10,000 Jewish-Mexican children built this peace mural from 40,000 Mega blocks, representing the 40,000 Jews in Mexico.
10,000 Jewish-Mexican children built this peace mural from 40,000 Mega blocks, representing the 40,000 Jews in Mexico.

CME was Rothberg’s most popular course last summer, attracting 45 participants from 20 countries on five continents – including Japanese, diplomats working in the Cairo embassy and Chinese diplomats from the United Nations.

This summer, he piloted a second option in cooperation with the Foreign Ministry: the six-credit, two-course InnovNation entrepreneurship and Innovation program. Participants visited startups and VCs, innovation hubs and successful entrepreneurs in Israel, and studied breakthrough Israeli technologies that are shaping the future. He calls the program a great success.

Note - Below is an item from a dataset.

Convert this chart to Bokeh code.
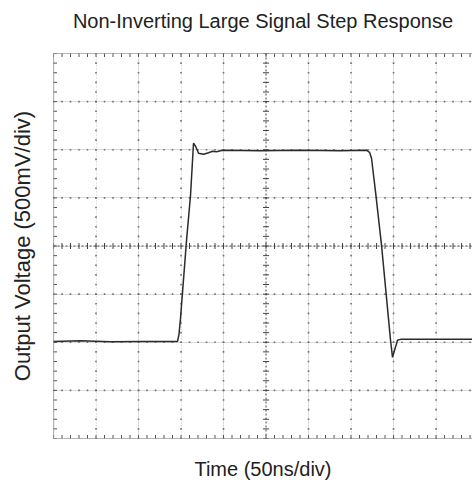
import numpy as np
from bokeh.plotting import figure
from bokeh.models import Grid, FixedTicker, Span, LinearAxis, ColumnDataSource
from bokeh.embed import file_html
from bokeh.resources import INLINE

# Scope trace: time in ns, output in volts
time_ns = [0, 31.8, 67.1, 102.4, 137.6, 145.9, 147.6, 149.4, 156.5, 161.2,
           164.7, 167.1, 170.6, 176.5, 182.4, 187.1, 191.8, 198.8, 243.5,
           290.6, 337.6, 368.2, 371.8, 374.1, 379.0, 385.9, 396.5, 398.8,
           401.2, 404.7, 408.2, 443.5, 492.9]
volts = [-0.991, -0.985, -0.996, -0.991, -0.991, -0.991, -0.918, -0.752,
         0.059, 0.527, 1.068, 1.036, 0.964, 0.953, 0.969, 0.984, 0.979,
         0.995, 0.990, 0.995, 0.990, 0.995, 0.974, 0.912, 0.550, 0.007,
         -0.980, -1.157, -1.084, -0.980, -0.970, -0.970, -0.970]

# Screen graticule: 50 ns/div horizontally, 500 mV/div vertically
ns_per_div = 50
v_per_div = 0.5
x_divs = list(range(0, 501, ns_per_div))
y_divs = [-2.0, -1.5, -1.0, -0.5, 0.0, 0.5, 1.0, 1.5, 2.0]
x_start, x_end = 0, 492.9
y_start, y_end = -2.0, 2.0

title_text = "Non-Inverting Large Signal Step Response"
x_label = "Time (50ns/div)"
y_label = "Output Voltage (500mV/div)"

FONT = "Liberation Sans"

p = figure(width=472, height=485, output_backend="svg", toolbar_location=None,
           x_axis_location=None, y_axis_location=None,
           x_range=(x_start, x_end), y_range=(y_start, y_end),
           min_border_left=53, min_border_right=0,
           min_border_top=53, min_border_bottom=47)
p.outline_line_color = None
p.background_fill_color = "white"
p.border_fill_color = "white"


def label_axis(text, size, standoff):
    """An axis that only carries a text label beside the frame."""
    ax = LinearAxis(ticker=FixedTicker(ticks=[]), axis_label=text,
                    axis_label_text_font=FONT,
                    axis_label_text_font_size=size,
                    axis_label_text_font_style="normal",
                    axis_label_text_color="#222222",
                    axis_label_standoff=standoff,
                    axis_line_color=None,
                    major_tick_in=0, major_tick_out=0,
                    minor_tick_in=0, minor_tick_out=0,
                    major_label_text_font_size="0px",
                    major_label_standoff=0)
    return ax


p.add_layout(label_axis(title_text, "20px", 22), "above")
p.add_layout(label_axis(x_label, "20px", 19), "below")
p.add_layout(label_axis(y_label, "22px", 19), "left")

# faint dotted graticule lines
inner_x = [t for t in x_divs if x_start < t < x_end and t != 250]
inner_y = [v for v in y_divs if y_start < v < y_end and v != 0]
p.add_layout(Grid(dimension=0, ticker=FixedTicker(ticks=inner_x),
                  grid_line_color="#c8c8c8", grid_line_dash="1 2",
                  grid_line_width=1))
p.add_layout(Grid(dimension=1, ticker=FixedTicker(ticks=inner_y),
                  grid_line_color="#c8c8c8", grid_line_dash="1 2",
                  grid_line_width=1))

# darker dots at each fifth of a division along the graticule lines
minor_x = np.arange(0, x_end + 0.01, ns_per_div / 5)
minor_y = np.arange(y_start, y_end + 0.001, v_per_div / 5)
dx, dy = [], []
for t in inner_x:
    dx += [t] * len(minor_y)
    dy += list(minor_y)
for v in inner_y:
    dx += list(minor_x)
    dy += [v] * len(minor_x)
p.scatter(dx, dy, marker="square", size=1.6, color="#707070", line_color=None)

# centre crosshair with tick marks
p.add_layout(Span(location=250, dimension="height", line_color="#444444",
                  line_dash="2 2", line_width=1))
p.add_layout(Span(location=0, dimension="width", line_color="#444444",
                  line_dash="2 2", line_width=1))
p.scatter(minor_x, np.zeros_like(minor_x), marker="dash", angle=np.pi / 2,
          size=6, line_color="#444444", line_width=1)
p.scatter(np.full_like(minor_y, 250.0), minor_y, marker="dash",
          size=6, line_color="#444444", line_width=1)

# frame edges (left, top, bottom) with inward ticks
for loc, dim in [(x_start, "height"), (y_start, "width"), (y_end, "width")]:
    p.add_layout(Span(location=loc, dimension=dim, line_color="#6a6a6a",
                      line_width=1.2))
p.scatter(np.concatenate([minor_x, minor_x]),
          np.concatenate([np.full_like(minor_x, y_start), np.full_like(minor_x, y_end)]),
          marker="dash", angle=np.pi / 2, size=7, line_color="#555555", line_width=1)
p.scatter(np.full_like(minor_y, x_start), minor_y, marker="dash",
          size=7, line_color="#555555", line_width=1)

# output trace
src = ColumnDataSource(data=dict(t=time_ns, v=volts))
p.line("t", "v", source=src, line_color="#2b2b2b", line_width=1.5)

open("out.html", "w").write(file_html(p, INLINE))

“We bring people here and let them see things as they are, not as they see on TV,” says Gelbwaser, who arrived in Israel with corporate experience and earned a master’s of business administration from Tel Aviv University.

Transplanted in Tel Aviv

In 2010, he wed Jerusalem native Shira Greenberg, an employee of the Treasury Ministry, and they live in Tel Aviv.

Participants in the Coexistence in the Middle East course visiting the Foreign Ministry’s Emergency Situation Room.
Participants in the Coexistence in the Middle East course visiting the Foreign Ministry’s Emergency Situation Room.

“I like the lifestyle in Tel Aviv,” Gelbwaser says. “It’s one of the most amazing places to live in the world. And I love that Israel is an innovation hub where ideas get transformed into projects that change the world into a better place.”

That kind of vision led him to stamp his own thumb on the flag project, along with Taglit-Birthright participants and supporters from 24 countries, to symbolize the mark that the Israel experience left on them. The flag was unveiled at Ben-Gurion International Airport in 2010, on the 10th anniversary of the program that has introduced Israel to a quarter of a million young Jewish adults from 50 countries.

Gelbwaser had a hand in getting Mexico included as one of those countries.

Because the majority of Jewish children in Mexico attend Jewish schools and come to Israel with their class at age 15, they were not a proper match for Taglit-Birthright’s free heritage trip aimed at young adults who have never had an organized tour of Israel.

But during several years of intensive terror attacks within Israel at the beginning of the new century, the annual school trips were cancelled and local leaders looked for an alternative for Mexican teens to experience Israel.

Gelbwaser, who’d spent a year on kibbutz at 18, helped organize and lead the inaugural 2003 Birthright group from Mexico. At his suggestion, each participant brought along hundreds of wishes written by schoolchildren for peace in Israel. The notes were put into the crevices of the Western Wall, a sacred site for Jews in Jerusalem.

Who knows? Perhaps Gelbwaser’s faith in the power of the collective will bear sweet fruit.